Compared to the Pithoragarh-Taklakot route, the routes passing through Nathu La in Sikkim and Jelep La in Kalimpong are convenient ones. Since there are motorable roads both from Gangtok and Kalimpong on the Indian side and well-maintained roads on the other side of the border, any product or goods including heavy items could be transported to Lhasa in two days. Nathu La is 50 km from Gangtok and is connected by a wide road that is maintained by the Indian Army. The distance between Kalimpong and Jelep La is not more than 70 km.

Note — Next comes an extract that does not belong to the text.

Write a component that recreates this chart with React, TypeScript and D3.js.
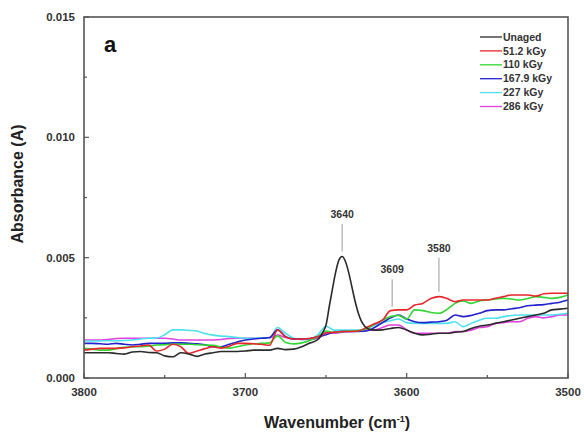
import React from "react";
import * as d3 from "d3";

// Shared wavenumber grid (cm^-1) for the irradiated series
const wavenumbers: number[] = d3.range(3800, 3499, -5);

// Absorbance values, in units of 1e-3 A
const unagedWn: number[] = [
  3800, 3795, 3790, 3785, 3780, 3775, 3770, 3765, 3760, 3755, 3750, 3745, 3740, 3735, 3730,
  3725, 3720, 3715, 3710, 3705, 3700, 3695, 3690, 3685, 3680, 3675, 3670, 3665, 3660, 3655,
  3652, 3650, 3648, 3646, 3644, 3642, 3640, 3638, 3636, 3634, 3632, 3630, 3628, 3626, 3624,
  3620, 3615, 3610, 3605, 3600, 3595, 3590, 3585, 3580, 3575, 3570, 3565, 3560, 3555, 3550,
  3545, 3540, 3535, 3530, 3525, 3520, 3515, 3510, 3505, 3500,
];
const unaged: number[] = [
  1.05, 1.05, 1.05, 1.05, 1.02, 0.99, 1.08, 1.1, 1.06, 1.05, 0.92, 0.88, 1.05, 1.0, 0.9,
  1.0, 1.05, 1.1, 1.1, 1.1, 1.12, 1.16, 1.16, 1.16, 1.23, 1.18, 1.2, 1.3, 1.45, 1.6,
  1.9, 2.2, 2.96, 3.7, 4.4, 4.9, 5.05, 4.85, 4.4, 3.8, 3.2, 2.7, 2.35, 2.15, 2.05,
  1.99, 2.0, 2.06, 2.1, 1.99, 1.86, 1.79, 1.82, 1.86, 1.86, 1.9, 1.93, 2.06, 2.15, 2.2,
  2.27, 2.34, 2.41, 2.48, 2.55, 2.62, 2.69, 2.83, 2.86, 2.9,
];
const kGy51: number[] = [
  1.16, 1.2, 1.23, 1.23, 1.23, 1.25, 1.3, 1.33, 1.37, 1.12, 1.2, 1.4, 1.3, 1.02, 1.12,
  1.22, 1.3, 1.24, 1.32, 1.44, 1.44, 1.42, 1.4, 1.36, 2.0, 1.7, 1.62, 1.62, 1.64, 1.72,
  1.86, 1.9, 1.93, 1.93, 1.95, 2.1, 2.25, 2.4, 2.8, 2.83, 2.83, 3.03, 3.1, 3.3, 3.38,
  3.3, 3.17, 3.24, 3.24, 3.24, 3.24, 3.31, 3.38, 3.45, 3.45, 3.45, 3.4, 3.5, 3.52, 3.52, 3.52,
];
const kGy110: number[] = [
  1.23, 1.2, 1.16, 1.16, 1.22, 1.28, 1.3, 1.3, 1.32, 1.37, 1.38, 1.4, 1.4, 1.4, 1.38,
  1.37, 1.36, 1.28, 1.24, 1.3, 1.37, 1.42, 1.44, 1.46, 1.75, 1.48, 1.42, 1.46, 1.56, 1.72,
  1.95, 1.9, 1.93, 1.95, 1.97, 2.05, 2.22, 2.4, 2.55, 2.6, 2.45, 2.83, 2.8, 2.72, 2.69,
  2.85, 3.1, 3.2, 3.1, 3.2, 3.24, 3.28, 3.31, 3.28, 3.24, 3.3, 3.38, 3.35, 3.31, 3.35, 3.45,
];
const kGy167: number[] = [
  1.44, 1.44, 1.42, 1.4, 1.44, 1.4, 1.37, 1.4, 1.44, 1.44, 1.44, 1.46, 1.46, 1.44, 1.42,
  1.38, 1.3, 1.3, 1.4, 1.5, 1.58, 1.62, 1.65, 1.68, 2.0, 1.72, 1.62, 1.62, 1.64, 1.7,
  1.8, 1.9, 1.93, 1.93, 1.93, 1.95, 2.1, 2.3, 2.5, 2.62, 2.45, 2.34, 2.3, 2.32, 2.34,
  2.4, 2.62, 2.55, 2.6, 2.69, 2.8, 2.83, 2.83, 2.88, 2.92, 3.0, 3.03, 3.05, 3.1, 3.15, 3.24,
];
const kGy227: number[] = [
  1.54, 1.54, 1.54, 1.55, 1.55, 1.56, 1.58, 1.62, 1.65, 1.66, 1.8, 2.0, 2.0, 1.98, 1.95,
  1.85, 1.78, 1.74, 1.72, 1.68, 1.65, 1.65, 1.66, 1.66, 2.1, 1.85, 1.65, 1.6, 1.62, 1.8,
  2.15, 1.99, 1.99, 1.99, 1.99, 2.05, 2.2, 2.3, 2.38, 2.45, 2.3, 2.27, 2.27, 2.27, 2.27,
  2.27, 2.34, 2.13, 2.27, 2.4, 2.48, 2.48, 2.55, 2.6, 2.62, 2.62, 2.62, 2.62, 2.62, 2.65, 2.69,
];
const kGy286: number[] = [
  1.58, 1.58, 1.58, 1.6, 1.64, 1.65, 1.65, 1.65, 1.65, 1.65, 1.65, 1.62, 1.58, 1.58, 1.58,
  1.58, 1.58, 1.6, 1.64, 1.65, 1.65, 1.65, 1.65, 1.66, 1.78, 1.68, 1.62, 1.6, 1.6, 1.65,
  1.9, 1.86, 1.9, 1.93, 1.95, 1.99, 2.0, 2.1, 2.2, 2.2, 2.0, 1.86, 1.86, 1.86, 1.86,
  1.86, 1.93, 1.93, 1.99, 2.1, 2.13, 2.27, 2.3, 2.34, 2.34, 2.48, 2.55, 2.5, 2.55, 2.62, 2.62,
];

const seriesNames: string[] = ["Unaged", "51.2 kGy", "110 kGy", "167.9 kGy", "227 kGy", "286 kGy"];
const seriesColors: string[] = ["#2a2a2a", "#e8262a", "#33d633", "#2222cc", "#4fe0f0", "#e040e0"];

const xTicks: number[] = [3800, 3700, 3600, 3500];
const xMinorTicks: number[] = [3750, 3650, 3550];
const yTicks: number[] = [0, 0.005, 0.01, 0.015];
const yMinorTicks: number[] = [0.0025, 0.0075, 0.0125];

const peakLabels: number[] = [3640, 3609, 3580];
const peakLabelTops: number[] = [0.0064, 0.0041, 0.005];
const peakLabelBottoms: number[] = [0.00525, 0.00296, 0.00358];

export default function App() {
  const W = 584, H = 432;
  const left = 84, right = 568, top = 17, bottom = 378;
  const x = d3.scaleLinear().domain([3800, 3500]).range([left, right]);
  const y = d3.scaleLinear().domain([0, 0.015]).range([bottom, top]);
  const font = "'Liberation Sans', Arial, sans-serif";
  const textColor = "#333";

  const series = [
    { wn: unagedWn, vals: unaged },
    { wn: wavenumbers, vals: kGy51 },
    { wn: wavenumbers, vals: kGy110 },
    { wn: wavenumbers, vals: kGy167 },
    { wn: wavenumbers, vals: kGy227 },
    { wn: wavenumbers, vals: kGy286 },
  ];
  const line = d3
    .line<[number, number]>()
    .x((d) => x(d[0]))
    .y((d) => y(d[1] * 1e-3))
    .curve(d3.curveMonotoneX);

  const drawOrder = [5, 4, 3, 2, 1, 0];

  return (
    <svg width={W} height={H} style={{ position: "absolute", left: 0, top: 0, background: "#fff" }}>
      <rect x={0} y={0} width={W} height={H} fill="#fff" />
      {drawOrder.map((i) => {
        const s = series[i];
        const pts: [number, number][] = s.wn.map((w, k) => [w, s.vals[k]]);
        return (
          <path key={i} d={line(pts) || ""} fill="none" stroke={seriesColors[i]} strokeWidth={1.6} strokeLinejoin="round" />
        );
      })}

      {/* frame */}
      <rect x={left} y={top} width={right - left} height={bottom - top} fill="none" stroke="#555" strokeWidth={1.6} />

      {/* y ticks */}
      {yTicks.map((t) => (
        <g key={"y" + t}>
          <line x1={left} x2={left + 5} y1={y(t)} y2={y(t)} stroke="#555" strokeWidth={1.2} />
          <text x={left - 9} y={y(t)} dy="0.35em" textAnchor="end" fontFamily={font} fontWeight="bold" fontSize={11.5} fill={textColor}>
            {d3.format(".3f")(t)}
          </text>
        </g>
      ))}
      {yMinorTicks.map((t) => (
        <line key={"ym" + t} x1={left} x2={left + 3} y1={y(t)} y2={y(t)} stroke="#555" strokeWidth={1.2} />
      ))}

      {/* x ticks */}
      {xTicks.map((t) => (
        <g key={"x" + t}>
          <line x1={x(t)} x2={x(t)} y1={bottom} y2={bottom - 5} stroke="#555" strokeWidth={1.2} />
          <text x={x(t)} y={bottom + 18} textAnchor="middle" fontFamily={font} fontWeight="bold" fontSize={11.5} fill={textColor}>
            {t}
          </text>
        </g>
      ))}
      {xMinorTicks.map((t) => (
        <line key={"xm" + t} x1={x(t)} x2={x(t)} y1={bottom} y2={bottom - 3} stroke="#555" strokeWidth={1.2} />
      ))}

      {/* axis titles */}
      <text
        transform={`translate(23, ${184}) rotate(-90)`}
        textAnchor="middle"
        fontFamily={font}
        fontWeight="bold"
        fontSize={16}
        fill="#222"
      >
        Absorbance (A)
      </text>
      <text x={337} y={428} textAnchor="middle" fontFamily={font} fontWeight="bold" fontSize={16} fill="#222">
        Wavenumber (cm
        <tspan dy={-6} fontSize={9}>-1</tspan>
        <tspan dy={6}>)</tspan>
      </text>

      {/* panel letter */}
      <text x={104} y={52} fontFamily={font} fontWeight="bold" fontSize={22} fill="#111">
        a
      </text>

      {/* peak annotations */}
      {peakLabels.map((p, i) => (
        <g key={"pk" + p}>
          <line x1={x(p)} x2={x(p)} y1={y(peakLabelTops[i])} y2={y(peakLabelBottoms[i])} stroke="#999" strokeWidth={1} />
          <text x={x(p)} y={y(peakLabelTops[i]) - 6} textAnchor="middle" fontFamily={font} fontWeight="bold" fontSize={10.5} fill={textColor}>
            {p}
          </text>
        </g>
      ))}

      {/* legend */}
      {seriesNames.map((name, i) => {
        const ly = 37 + i * 13.9;
        return (
          <g key={"lg" + i}>
            <line x1={480} x2={502} y1={ly} y2={ly} stroke={seriesColors[i]} strokeWidth={1.3} />
            <text x={503} y={ly} dy="0.35em" fontFamily={font} fontWeight="bold" fontSize={10.5} fill={textColor}>
              {name}
            </text>
          </g>
        );
      })}
    </svg>
  );
}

The reopening of trade routes along the India-China border will help make Sikkim a dry port, and Siliguri in northern Bengal a major trade centre. "The reopening of the border post will open up markets on both sides," said Indian Chamber of Commerce secretary-general Nazeeb Arif. "It will cost Beijing much less to transport goods from its eastern and southern shores to Tibet through the Bay of Bengal, Kolkata and northern Bengal.'' At present, Chinese goods reach the Tibet Autonomous Region through the mountainous Beijing-Lhasa stretch, which makes for a gruelling trip. Should the old Silk Route be reopened, the Kolkata-Lhasa trade link can be activated, spurring economic activity across the eastern hinterland. Trading across the Silk Route is likely to shorten distances and cut transportation costs sharply.

A study sponsored by the Asian Development Bank (ADB) said that after the reopening of the trade route through Nathu La, trade with countries of South Asia and South-East Asia was expected to improve the region's economy, with the trade turnover increasing by at least five times. "If China is taken into consideration, our economy may witness a 10-fold increase," said Nazeeb Arif.

The Chairman of the Kolkata Port Trust, A K Chanda, said: "The reopening of the Kolkata-Lhasa route will be a dream come true. An upsurge in traffic levels in the east will have a positive impact on not only the Kolkata Port Trust's twin-dock systems, but across other east Indian ports as the trade volumes are bound to be huge."